In my view, macro-statistics are those stats that appear in the match report. The most obvious macro-statistic are the goals scored by either team. The record of cautions and expulsions is another macro-statistic, as well as the record of substitutions. All of these events are parameterized by the match time at which they occur. Of course, the list of starting and bench players is also a macro-statistic.
In contrast, micro-statistics are the types of statistics that don’t typically show up in a match report yet influence the ones that do. In this class of statistics I would include shots (on/off target), saves, assists, corners, fouls, throw-ins, tackles (successful or not) and passes. This set of statistics can be expanded to cover whatever kind of event that can be captured, to whatever level of granularity that one desires. One can choose to track every event in a match and parameterize it by time, or track the total number of such events.
It is possible to determine track goalscorers, match participants, and yellow/red card recipients over the whole of a season with macro-statistics. Despite the smaller set of data, it is possible to gain some additional understanding of player and team performance by assessing a player’s influence on the final result given his teammates and the opposition.
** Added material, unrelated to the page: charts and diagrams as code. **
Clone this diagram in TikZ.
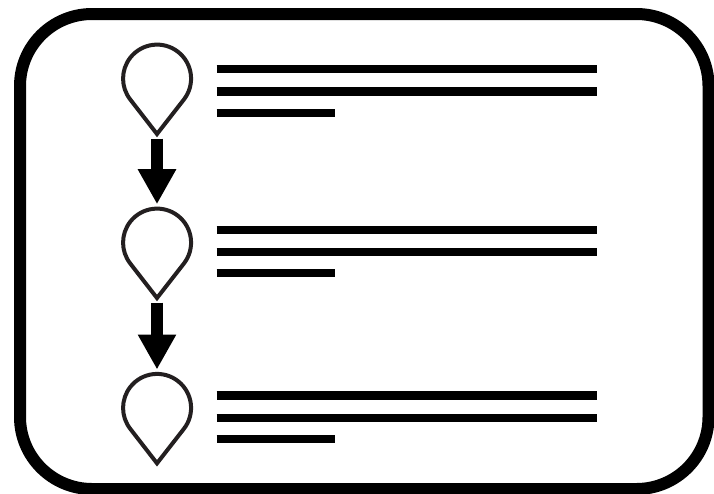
\documentclass[tikz,border=0pt]{standalone}
\usepackage{xcolor}
\usepackage{tikz}
\usetikzlibrary{arrows.meta, positioning, calc}
\definecolor{dropink}{HTML}{231F20}

\begin{document}
\begin{tikzpicture}[
      x=1pt, y=1pt,
      bead/.style={circle, draw=none, minimum size=68pt, inner sep=0pt, outer sep=0pt},
      dropline/.style={draw=dropink, line width=4pt, line join=miter},
      textbar/.style={line width=8.3pt, black},
      flow/.style={-{Triangle[width=36pt, length=35pt]}, line width=12.5pt, black, shorten <=4.5pt, shorten >=4.5pt}
    ]
    \useasboundingbox (0,0) rectangle (714,-493);

    % Outer rounded frame
    \draw[line width=12pt, rounded corners=72pt] (20,-14) rectangle (708.5,-489);

    % Drop markers
    \node[bead] (d1) at (157,-78.7) {};
    \node[bead, below=96pt of d1] (d2) {};
    \node[bead, below=97.3pt of d2] (d3) {};
    \foreach \i in {1,2,3} {
      \coordinate (t\i) at ($(d\i)+(0,-55.3)$);
      \draw[dropline] (d\i.-38.2) arc[start angle=-38.2, end angle=218.2, radius=34pt] -- (t\i) -- cycle;
    }

    % Text bars
    \foreach \a/\b/\c in {69/91.5/113, 229.8/251.8/273.2, 395.5/418/439} {
      \draw[textbar] (216.7,-\a) -- (597,-\a);
      \draw[textbar] (216.7,-\b) -- (597,-\b);
      \draw[textbar] (216.7,-\c) -- (335,-\c);
    }

    % Flow arrows
    \draw[flow] (t1) -- (d2.north);
    \draw[flow] (t2) -- (d3.north);
  \end{tikzpicture}
\end{document}
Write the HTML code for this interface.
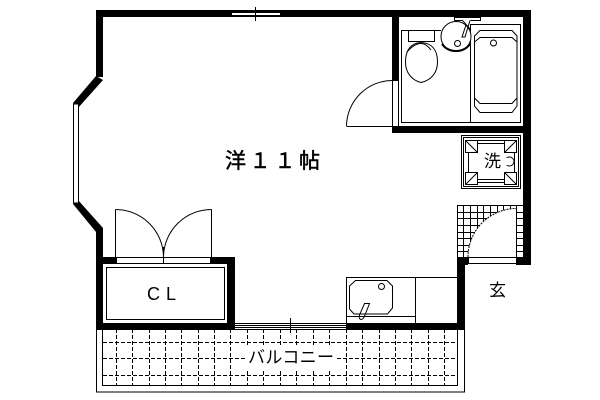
<!DOCTYPE html>
<html><head><meta charset="utf-8"><style>
html,body{margin:0;padding:0;background:#fff}
svg{display:block}
text{font-family:"Liberation Sans","Noto Sans CJK JP",sans-serif;fill:#000}
</style></head><body>
<svg width="600" height="400" viewBox="0 0 600 400" xmlns="http://www.w3.org/2000/svg">
<rect width="600" height="400" fill="#fff"/>
<!-- balcony -->
<g fill="none" stroke="#000" stroke-width="1" shape-rendering="crispEdges">
<rect x="96.5" y="329.5" width="368" height="62.5"/>
<path d="M102.5 329V385.5H457.5V329"/>
<g stroke-dasharray="4 2">
<path d="M103 342.5H457M103 358.5H457M103 375.5H457"/>
<path d="M116.5 329V385M132.5 329V385M149.5 329V385M165.5 329V385M181.5 329V385M198.5 329V385M214.5 329V385M230.5 329V385M247.5 329V385M263.5 329V385M280.5 329V385M296.5 329V385M313.5 329V385M329.5 329V385M346.5 329V385M362.5 329V385M379.5 329V385M395.5 329V385M411.5 329V385M428.5 329V385M444.5 329V385"/>
</g>
</g>
<rect x="247" y="346" width="88" height="24" fill="#fff"/>
<!-- tile -->
<g fill="none" stroke="#000" stroke-width="1" shape-rendering="crispEdges">
<path d="M457 205.5H523M457 212.5H523M457 218.500H523M457 225.500H523M457 232.500H523M457 238.500H523M457 245.500H523M457 251.500H523"/>
<path d="M457.500 205V257M463.500 205V257M470.500 205V257M477.500 205V257M483.500 205V257M490.500 205V257M497.500 205V257M503.500 205V257M510.500 205V257M516.500 205V257"/>
</g>
<path d="M468 257A48.500 48.500 0 0 1 516 208.500V257Z" fill="#fff" stroke="none"/>
<path d="M468 257A48.500 48.500 0 0 1 516.500 208.500" fill="none" stroke="#000" stroke-dasharray="2 1"/>
<!-- walls -->
<g fill="#000" shape-rendering="crispEdges">
<rect x="96" y="10" width="435" height="7"/>
<rect x="392" y="10" width="7" height="70"/>
<rect x="392" y="126" width="139" height="7"/>
<rect x="523" y="10" width="8" height="255"/>
<rect x="96" y="10" width="7" height="67"/>
<rect x="96" y="228" width="7" height="101"/>
<rect x="96" y="257" width="20" height="7"/>
<rect x="211" y="257" width="24" height="7"/>
<rect x="227" y="257" width="8" height="72"/>
<rect x="96" y="323" width="139" height="6"/>
<rect x="346" y="323" width="119" height="6"/>
<rect x="457" y="257" width="8" height="72"/>
<rect x="457" y="257" width="11" height="8"/>
<rect x="516" y="257" width="15" height="8"/>
</g>
<polygon points="96,76 103,80 78,108 73,103" fill="#000"/>
<polygon points="73,204 78,200 103,228 96,232" fill="#000"/>
<g fill="#fff" stroke="#000" shape-rendering="crispEdges">
<rect x="73.500" y="104" width="5" height="99"/>
<rect x="231.500" y="12.500" width="49" height="3"/>
<rect x="392.500" y="80.500" width="6" height="46"/>
<rect x="468.500" y="257.500" width="48" height="6"/>
<rect x="116.500" y="257.500" width="47" height="6"/>
<rect x="163.500" y="257.500" width="47" height="6"/>
</g>
<g fill="none" stroke="#000" stroke-width="1" shape-rendering="crispEdges">
<path d="M255.500 7V21"/>
<path d="M235 323.500H346M235 325.500H346M235 327.500H346M235 329.500H346M290.500 318V333"/>
<rect x="106.500" y="267.500" width="118" height="52"/>
<path d="M346.500 126.500H392"/>
<path d="M115.500 257V209.500M211.500 257V209.500M163.500 247V264"/>
<rect x="346.500" y="277.500" width="111" height="46"/>
<path d="M415.500 277V323M346 316.500H415"/>
</g>
<g fill="none" stroke="#000" stroke-width="1">
<path d="M346.500 126A46 46 0 0 1 392 80.500"/>
<path d="M115.500 209.500A48 48 0 0 1 163.500 257"/>
<path d="M211.500 209.500A48 48 0 0 0 163.500 257"/>
<path d="M355.500 280.500H387L392.500 286V308L387.500 314H354L349.500 309V286Z"/>
<circle cx="381.500" cy="286.500" r="3"/>
<path d="M369.500 303.500H364.500L359.500 315Q358.500 319 361 319.500Q363.500 319.500 365 315Z"/>
<!-- bathroom -->
<path d="M441 30.500H401.500V122.500H520.500V24.500H470.500V122.500"/>
<rect x="408.500" y="30.500" width="26" height="11" fill="#fff"/>
<path d="M421 82.500C411 80 405.500 72 405.500 62C405.500 50 411 43 421 42.500C432 43 437.500 50 437.500 62C437.500 72 432 80 421 82.500Z"/>
<path d="M407 52Q421 36 431 50"/>
<circle cx="456" cy="36.500" r="15" fill="#fff"/>
<path d="M442 44Q447 51 456 51Q465 51 470 44" stroke-width="2"/>
<circle cx="457.500" cy="43.500" r="3"/>
<path d="M454.500 20.500V17.500H480.500V20.500H470.500M454.500 20.500H462.500L471 30"/>
<path d="M470 20.500L465 37H462L466 25"/>
<path d="M480 30.500H512L517 36V106L512 112.500H480L474.500 106V36Z"/>
<path d="M474.500 42L480 37.500H512L517 42V98L512 103.500H480L474.500 98Z"/>
<circle cx="493.500" cy="43" r="3"/>
</g>
<!-- washer -->
<g fill="none" stroke="#000" stroke-width="1" shape-rendering="crispEdges">
<rect x="461.500" y="135.500" width="59" height="53"/>
<rect x="463.500" y="137.500" width="55" height="49"/>
<rect x="465.500" y="140.500" width="12" height="12"/>
<rect x="504.500" y="140.500" width="12" height="12"/>
<rect x="465.500" y="172.500" width="12" height="12"/>
<rect x="504.500" y="172.500" width="12" height="12"/>
<path d="M477 140.500H505M477 143.500H505M477 179.500H505M477 182.500H505M468.500 152V173M514.500 152V173"/>
</g>
<path d="M466 141L477 152M516 141L505 152M466 184L477 173M516 184L505 173" stroke="#000" fill="none"/>
<!-- labels -->
<text x="225" y="168" font-size="21" textLength="95" lengthAdjust="spacing" stroke="#000" stroke-width="0.5">洋１１帖</text>
<text x="484" y="167" font-size="17">洗</text>
<circle cx="509.500" cy="161.500" r="4.500" fill="none" stroke="#000"/>
<rect x="503" y="158" width="5" height="7" fill="#fff"/>
<text x="489" y="296" font-size="17">玄</text>
<text x="147" y="300" font-size="18" font-weight="normal">C</text>
<text x="166" y="300" font-size="18" font-weight="normal">L</text>
<text x="248" y="363" font-size="17" textLength="86" lengthAdjust="spacing">バルコニー</text>
</svg>
</body></html>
Micro-statistics provide a much richer set of data for analysis, and it is possible to correlate events during a match with the end result. (I should say “attempt to correlate”; it’s much easier said than done!)
Here’s the main difference between macro-statistics and micro-statistics: macro-statistics are relatively easy to find and for the most part are freely available, although that may not be true in Europe. Micro-statistics are more difficult to find (especially in matches played before the 1990s), very difficult to collect, and often held proprietary by the leagues and governing bodies.